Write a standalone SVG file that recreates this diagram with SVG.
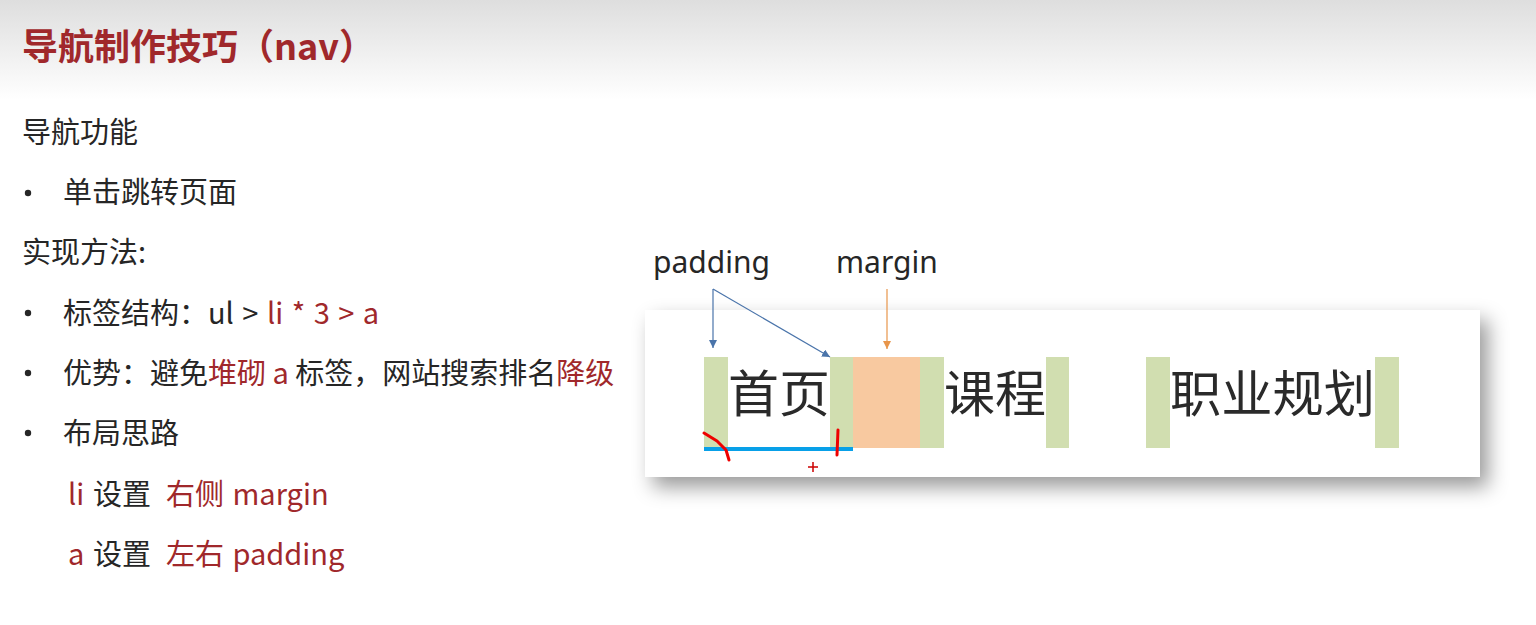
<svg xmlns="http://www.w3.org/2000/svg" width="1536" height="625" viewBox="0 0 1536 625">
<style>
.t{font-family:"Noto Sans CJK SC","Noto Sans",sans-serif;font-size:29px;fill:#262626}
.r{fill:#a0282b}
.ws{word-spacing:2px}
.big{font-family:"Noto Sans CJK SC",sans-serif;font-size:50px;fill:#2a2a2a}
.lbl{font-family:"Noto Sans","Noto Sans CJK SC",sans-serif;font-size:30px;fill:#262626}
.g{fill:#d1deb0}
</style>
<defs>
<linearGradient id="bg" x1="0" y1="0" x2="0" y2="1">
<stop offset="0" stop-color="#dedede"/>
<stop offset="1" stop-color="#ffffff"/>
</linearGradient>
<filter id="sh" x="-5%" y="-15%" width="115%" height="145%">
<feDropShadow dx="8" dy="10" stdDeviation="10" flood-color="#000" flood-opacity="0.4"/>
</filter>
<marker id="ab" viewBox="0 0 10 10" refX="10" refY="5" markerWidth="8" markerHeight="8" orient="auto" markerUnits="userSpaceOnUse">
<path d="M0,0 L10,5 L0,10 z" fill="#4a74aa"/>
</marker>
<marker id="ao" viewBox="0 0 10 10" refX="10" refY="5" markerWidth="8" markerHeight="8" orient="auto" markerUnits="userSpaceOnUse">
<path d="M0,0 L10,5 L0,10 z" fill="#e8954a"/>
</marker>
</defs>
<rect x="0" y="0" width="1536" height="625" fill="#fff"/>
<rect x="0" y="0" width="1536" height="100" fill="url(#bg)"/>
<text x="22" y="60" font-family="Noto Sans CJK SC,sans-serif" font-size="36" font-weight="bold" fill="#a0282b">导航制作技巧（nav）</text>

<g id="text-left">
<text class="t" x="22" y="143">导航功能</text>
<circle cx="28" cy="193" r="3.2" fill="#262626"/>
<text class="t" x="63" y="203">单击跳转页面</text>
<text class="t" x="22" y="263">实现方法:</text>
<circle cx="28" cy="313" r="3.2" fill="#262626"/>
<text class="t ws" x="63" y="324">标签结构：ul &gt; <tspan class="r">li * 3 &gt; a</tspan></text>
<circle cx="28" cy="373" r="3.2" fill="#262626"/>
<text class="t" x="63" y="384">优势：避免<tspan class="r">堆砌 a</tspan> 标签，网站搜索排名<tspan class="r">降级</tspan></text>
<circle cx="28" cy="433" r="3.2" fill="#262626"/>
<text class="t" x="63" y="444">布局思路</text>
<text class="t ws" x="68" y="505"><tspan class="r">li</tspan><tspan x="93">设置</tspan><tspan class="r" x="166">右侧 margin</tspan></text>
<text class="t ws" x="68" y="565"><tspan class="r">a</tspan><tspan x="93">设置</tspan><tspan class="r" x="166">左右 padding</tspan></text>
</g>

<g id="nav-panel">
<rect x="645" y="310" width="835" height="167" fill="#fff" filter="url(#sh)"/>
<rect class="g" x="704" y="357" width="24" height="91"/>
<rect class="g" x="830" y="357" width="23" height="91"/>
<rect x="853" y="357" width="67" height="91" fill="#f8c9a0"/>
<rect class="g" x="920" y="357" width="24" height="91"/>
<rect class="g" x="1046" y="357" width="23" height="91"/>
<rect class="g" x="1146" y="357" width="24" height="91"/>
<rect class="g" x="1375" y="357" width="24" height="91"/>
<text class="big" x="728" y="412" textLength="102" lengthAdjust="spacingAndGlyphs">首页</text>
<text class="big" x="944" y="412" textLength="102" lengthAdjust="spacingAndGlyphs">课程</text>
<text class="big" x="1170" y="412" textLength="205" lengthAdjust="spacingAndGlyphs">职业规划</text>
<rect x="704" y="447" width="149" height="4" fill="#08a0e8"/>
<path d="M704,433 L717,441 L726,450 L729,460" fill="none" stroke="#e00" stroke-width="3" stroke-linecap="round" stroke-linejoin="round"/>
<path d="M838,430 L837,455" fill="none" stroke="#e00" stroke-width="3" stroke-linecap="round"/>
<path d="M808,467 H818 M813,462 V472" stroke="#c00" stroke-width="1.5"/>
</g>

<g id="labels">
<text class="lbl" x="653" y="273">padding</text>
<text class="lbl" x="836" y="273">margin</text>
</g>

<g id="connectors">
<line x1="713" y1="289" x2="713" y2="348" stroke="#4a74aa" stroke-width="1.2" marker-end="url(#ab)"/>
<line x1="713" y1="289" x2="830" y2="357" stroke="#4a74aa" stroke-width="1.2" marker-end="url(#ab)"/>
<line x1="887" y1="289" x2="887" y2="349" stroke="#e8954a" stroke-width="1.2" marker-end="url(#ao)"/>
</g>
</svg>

------------------------------

Every line above should be returned exactly; the pictures stay out.

Write a standalone SVG file that recreates this diagram with SVG.
<svg xmlns="http://www.w3.org/2000/svg" width="1536" height="625" viewBox="0 0 1536 625">
<style>
.t{font-family:"Noto Sans CJK SC","Noto Sans",sans-serif;font-size:29px;fill:#262626}
.r{fill:#a0282b}
.ws{word-spacing:2px}
.big{font-family:"Noto Sans CJK SC",sans-serif;font-size:50px;fill:#2a2a2a}
.lbl{font-family:"Noto Sans","Noto Sans CJK SC",sans-serif;font-size:30px;fill:#262626}
.g{fill:#d1deb0}
</style>
<defs>
<linearGradient id="bg" x1="0" y1="0" x2="0" y2="1">
<stop offset="0" stop-color="#dedede"/>
<stop offset="1" stop-color="#ffffff"/>
</linearGradient>
<filter id="sh" x="-5%" y="-15%" width="115%" height="145%">
<feDropShadow dx="8" dy="10" stdDeviation="10" flood-color="#000" flood-opacity="0.4"/>
</filter>
<marker id="ab" viewBox="0 0 10 10" refX="10" refY="5" markerWidth="8" markerHeight="8" orient="auto" markerUnits="userSpaceOnUse">
<path d="M0,0 L10,5 L0,10 z" fill="#4a74aa"/>
</marker>
<marker id="ao" viewBox="0 0 10 10" refX="10" refY="5" markerWidth="8" markerHeight="8" orient="auto" markerUnits="userSpaceOnUse">
<path d="M0,0 L10,5 L0,10 z" fill="#e8954a"/>
</marker>
</defs>
<rect x="0" y="0" width="1536" height="625" fill="#fff"/>
<rect x="0" y="0" width="1536" height="100" fill="url(#bg)"/>
<text x="22" y="60" font-family="Noto Sans CJK SC,sans-serif" font-size="36" font-weight="bold" fill="#a0282b">导航制作技巧（nav）</text>

<g id="text-left">
<text class="t" x="22" y="143">导航功能</text>
<circle cx="28" cy="193" r="3.2" fill="#262626"/>
<text class="t" x="63" y="203">单击跳转页面</text>
<text class="t" x="22" y="263">实现方法:</text>
<circle cx="28" cy="313" r="3.2" fill="#262626"/>
<text class="t ws" x="63" y="324">标签结构：ul &gt; <tspan class="r">li * 3 &gt; a</tspan></text>
<circle cx="28" cy="373" r="3.2" fill="#262626"/>
<text class="t" x="63" y="384">优势：避免<tspan class="r">堆砌 a</tspan> 标签，网站搜索排名<tspan class="r">降级</tspan></text>
<circle cx="28" cy="433" r="3.2" fill="#262626"/>
<text class="t" x="63" y="444">布局思路</text>
<text class="t ws" x="68" y="505"><tspan class="r">li</tspan><tspan x="93">设置</tspan><tspan class="r" x="166">右侧 margin</tspan></text>
<text class="t ws" x="68" y="565"><tspan class="r">a</tspan><tspan x="93">设置</tspan><tspan class="r" x="166">左右 padding</tspan></text>
</g>

<g id="nav-panel">
<rect x="645" y="310" width="835" height="167" fill="#fff" filter="url(#sh)"/>
<rect class="g" x="704" y="357" width="24" height="91"/>
<rect class="g" x="830" y="357" width="23" height="91"/>
<rect x="853" y="357" width="67" height="91" fill="#f8c9a0"/>
<rect class="g" x="920" y="357" width="24" height="91"/>
<rect class="g" x="1046" y="357" width="23" height="91"/>
<rect class="g" x="1146" y="357" width="24" height="91"/>
<rect class="g" x="1375" y="357" width="24" height="91"/>
<text class="big" x="728" y="412" textLength="102" lengthAdjust="spacingAndGlyphs">首页</text>
<text class="big" x="944" y="412" textLength="102" lengthAdjust="spacingAndGlyphs">课程</text>
<text class="big" x="1170" y="412" textLength="205" lengthAdjust="spacingAndGlyphs">职业规划</text>
<rect x="704" y="447" width="149" height="4" fill="#08a0e8"/>
<path d="M704,433 L717,441 L726,450 L729,460" fill="none" stroke="#e00" stroke-width="3" stroke-linecap="round" stroke-linejoin="round"/>
<path d="M838,430 L837,455" fill="none" stroke="#e00" stroke-width="3" stroke-linecap="round"/>
<path d="M808,467 H818 M813,462 V472" stroke="#c00" stroke-width="1.5"/>
</g>

<g id="labels">
<text class="lbl" x="653" y="273">padding</text>
<text class="lbl" x="836" y="273">margin</text>
</g>

<g id="connectors">
<line x1="713" y1="289" x2="713" y2="348" stroke="#4a74aa" stroke-width="1.2" marker-end="url(#ab)"/>
<line x1="713" y1="289" x2="830" y2="357" stroke="#4a74aa" stroke-width="1.2" marker-end="url(#ab)"/>
<line x1="887" y1="289" x2="887" y2="349" stroke="#e8954a" stroke-width="1.2" marker-end="url(#ao)"/>
</g>
</svg>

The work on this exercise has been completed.